#### [Dataset excerpt]
○ ○ ○ ○ ○

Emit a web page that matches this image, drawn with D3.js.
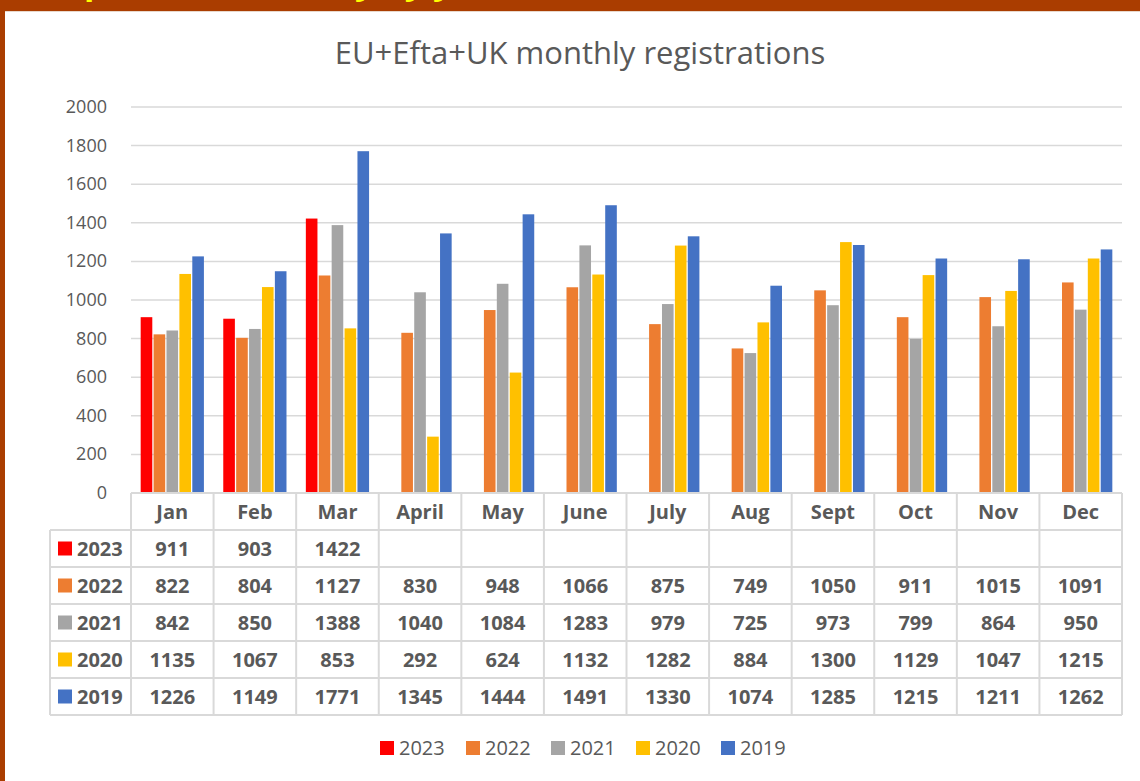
<!DOCTYPE html>
<html>
<head>
<meta charset="utf-8">
<script src="https://cdn.jsdelivr.net/npm/d3@7"></script>
<style>
  body { margin: 0; background: #aa3d00; overflow: hidden; }
  text { font-family: "Open Sans", "Noto Sans", sans-serif; fill: #595959; }
</style>
</head>
<body>
<script>
// chart data
const months = ['Jan', 'Feb', 'Mar', 'April', 'May', 'June', 'July', 'Aug', 'Sept', 'Oct', 'Nov', 'Dec'];
const years = ['2023', '2022', '2021', '2020', '2019'];
const colors = ['#ff0000', '#ed7d31', '#a5a5a5', '#ffc000', '#4472c4'];
const v2023 = [911, 903, 1422, null, null, null, null, null, null, null, null, null];
const v2022 = [822, 804, 1127, 830, 948, 1066, 875, 749, 1050, 911, 1015, 1091];
const v2021 = [842, 850, 1388, 1040, 1084, 1283, 979, 725, 973, 799, 864, 950];
const v2020 = [1135, 1067, 853, 292, 624, 1132, 1282, 884, 1300, 1129, 1047, 1215];
const v2019 = [1226, 1149, 1771, 1345, 1444, 1491, 1330, 1074, 1285, 1215, 1211, 1262];
const yTicks = [0, 200, 400, 600, 800, 1000, 1200, 1400, 1600, 1800, 2000];

const series = [v2023, v2022, v2021, v2020, v2019];

var width = 1140, height = 781;

var svg = d3.select('body').append('svg')
  .attr('width', width)
  .attr('height', height);

// heading cut off by the top edge (only descenders show)
svg.append('text')
  .attr('x', 8).attr('y', -6)
  .style('font-size', '34px').style('font-weight', 'bold')
  .style('fill', '#ffff00')
  .text('Comparison: monthly by year');

// brown frame and white panel
svg.append('rect').attr('x', 5).attr('y', 11).attr('width', width - 5).attr('height', height - 11)
  .attr('fill', '#ffffff');
svg.append('line').attr('x1', 5).attr('x2', width).attr('y1', 11.5).attr('y2', 11.5)
  .attr('stroke', '#e8d8cc').attr('stroke-width', 1);

// title
svg.append('text')
  .attr('x', 580).attr('y', 64)
  .attr('text-anchor', 'middle')
  .style('font-size', '31px')
  .text('EU+Efta+UK monthly registrations');

var plotLeft = 131, plotRight = 1122, plotTop = 107, plotBottom = 493;

var x = d3.scaleBand().domain(months).range([plotLeft, plotRight]);
var xs = d3.scaleBand().domain(years).range([0, x.bandwidth()])
  .paddingInner(0.1).paddingOuter(0.75);
var y = d3.scaleLinear().domain([0, 2000]).range([plotBottom, plotTop]);

// gridlines
svg.append('g').selectAll('line')
  .data(yTicks)
  .join('line')
  .attr('x1', plotLeft).attr('x2', plotRight)
  .attr('y1', d => y(d)).attr('y2', d => y(d))
  .attr('stroke', '#d9d9d9').attr('stroke-width', 1.5);

// y labels
svg.append('g').selectAll('text')
  .data(yTicks)
  .join('text')
  .attr('x', 107).attr('y', d => y(d) + 6)
  .attr('text-anchor', 'end')
  .style('font-size', '18px')
  .text(d => d);

// bars
years.forEach((yr, i) => {
  svg.append('g').selectAll('rect')
    .data(series[i].map((v, j) => ({ m: months[j], v: v })).filter(d => d.v != null))
    .join('rect')
    .attr('x', d => x(d.m) + xs(yr))
    .attr('width', xs.bandwidth())
    .attr('y', d => y(d.v))
    .attr('height', d => plotBottom - y(d.v))
    .attr('fill', colors[i]);
});

// data table
var rowH = 37, headTop = plotBottom, tableLeft = 50;
var rowY = i => headTop + rowH * (i + 1); // top of row i
var tableBottom = rowY(years.length);
var grid = svg.append('g').attr('stroke', '#d9d9d9').attr('stroke-width', 2);

grid.append('line').attr('x1', plotLeft).attr('x2', plotRight).attr('y1', headTop).attr('y2', headTop);
d3.range(years.length + 1).forEach(i => {
  grid.append('line').attr('x1', tableLeft).attr('x2', plotRight)
    .attr('y1', rowY(i)).attr('y2', rowY(i));
});
grid.append('line').attr('x1', tableLeft).attr('x2', tableLeft).attr('y1', rowY(0)).attr('y2', tableBottom);
months.forEach(m => {
  grid.append('line').attr('x1', x(m)).attr('x2', x(m)).attr('y1', headTop).attr('y2', tableBottom);
});
grid.append('line').attr('x1', plotRight).attr('x2', plotRight).attr('y1', headTop).attr('y2', tableBottom);

// month headers
svg.append('g').selectAll('text')
  .data(months)
  .join('text')
  .attr('x', d => x(d) + x.bandwidth() / 2)
  .attr('y', headTop + rowH / 2 + 7)
  .attr('text-anchor', 'middle')
  .style('font-size', '20px').style('font-weight', 'bold')
  .text(d => d);

years.forEach((yr, i) => {
  var cy = rowY(i) + rowH / 2;
  svg.append('rect').attr('x', 58).attr('y', cy - 7).attr('width', 14).attr('height', 14)
    .attr('fill', colors[i]);
  svg.append('text').attr('x', 77).attr('y', cy + 7)
    .style('font-size', '20px').style('font-weight', 'bold')
    .text(yr);
  svg.append('g').selectAll('text')
    .data(series[i].map((v, j) => ({ m: months[j], v: v })).filter(d => d.v != null))
    .join('text')
    .attr('x', d => x(d.m) + x.bandwidth() / 2)
    .attr('y', cy + 7)
    .attr('text-anchor', 'middle')
    .style('font-size', '20px').style('font-weight', 'bold')
    .text(d => d.v);
});

// legend
var legendX = [380, 466, 551, 636, 721];
years.forEach((yr, i) => {
  var g = svg.append('g').attr('transform', 'translate(' + legendX[i] + ',748)');
  g.append('rect').attr('x', 0).attr('y', -7).attr('width', 14).attr('height', 14).attr('fill', colors[i]);
  g.append('text').attr('x', 19).attr('y', 7).style('font-size', '20px').text(yr);
});
</script>
</body>
</html>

○ ○ ○ ○ ○

#### [Written task]
Without the pictures, return the listing above from its first line through the line that has "1600, 1800, 2000];".

#### [Written answer]
Emit a web page that matches this image, drawn with D3.js.
<!DOCTYPE html>
<html>
<head>
<meta charset="utf-8">
<script src="https://cdn.jsdelivr.net/npm/d3@7"></script>
<style>
  body { margin: 0; background: #aa3d00; overflow: hidden; }
  text { font-family: "Open Sans", "Noto Sans", sans-serif; fill: #595959; }
</style>
</head>
<body>
<script>
// chart data
const months = ['Jan', 'Feb', 'Mar', 'April', 'May', 'June', 'July', 'Aug', 'Sept', 'Oct', 'Nov', 'Dec'];
const years = ['2023', '2022', '2021', '2020', '2019'];
const colors = ['#ff0000', '#ed7d31', '#a5a5a5', '#ffc000', '#4472c4'];
const v2023 = [911, 903, 1422, null, null, null, null, null, null, null, null, null];
const v2022 = [822, 804, 1127, 830, 948, 1066, 875, 749, 1050, 911, 1015, 1091];
const v2021 = [842, 850, 1388, 1040, 1084, 1283, 979, 725, 973, 799, 864, 950];
const v2020 = [1135, 1067, 853, 292, 624, 1132, 1282, 884, 1300, 1129, 1047, 1215];
const v2019 = [1226, 1149, 1771, 1345, 1444, 1491, 1330, 1074, 1285, 1215, 1211, 1262];
const yTicks = [0, 200, 400, 600, 800, 1000, 1200, 1400, 1600, 1800, 2000];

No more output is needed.